Il progetto ha realizzato dei sistemi pilota in 5 impianti municipali di depurazione, compresi anche due siti di post-elaborazione, studiando nuovi modelli di partenariato pubblico-privato per collegare il settore idrico all’industria chimica e ai suoi segmenti a valle, come il comparto edilizio o quello agricolo.
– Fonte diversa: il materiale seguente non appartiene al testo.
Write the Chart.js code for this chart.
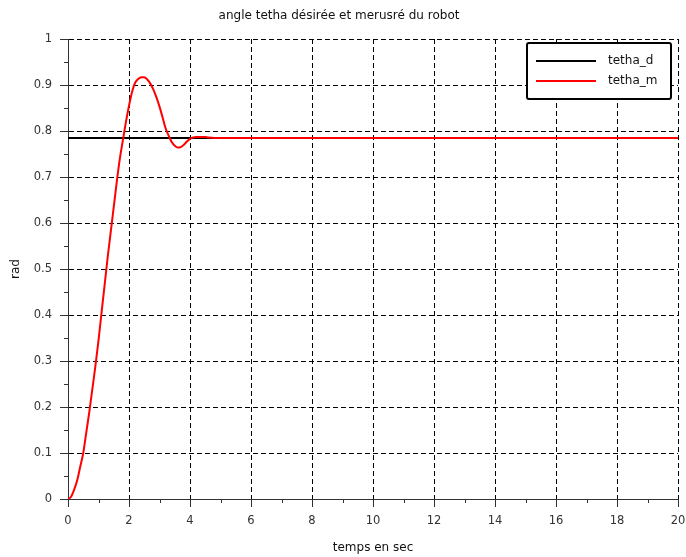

Uno di questi sistemi è quello sfoggiato con orgoglio dal Veneto a Carbonera. Come spiega Gianpaolo Bottacin, assessore regionale all’ambiente, SMART-Plant si inquadra “in un circolo di virtuosità che vede il Veneto, come Regione ma anche come progetti pubblico-privati, al top per quanto riguarda i molteplici aspetti legati alla raccolta differenziata e al recupero di materiale rinnovabile. […] Ho molto apprezzato ilcoinvolgimento di diversi altri Paesi europei, che potranno ulteriormente contribuire allo sviluppo di questa tecnologia, in un settore in continua espansione come quello dei depuratori municipali”.
Le attività della nuova “biofabbrica”saranno condotte misurando sperimentalmente le emissioni di gas serra e l’impatto ambientale, la percezione e partecipazione sociale, e le ricadute economiche, in un’ottica di economia circolare e recupero sostenibile.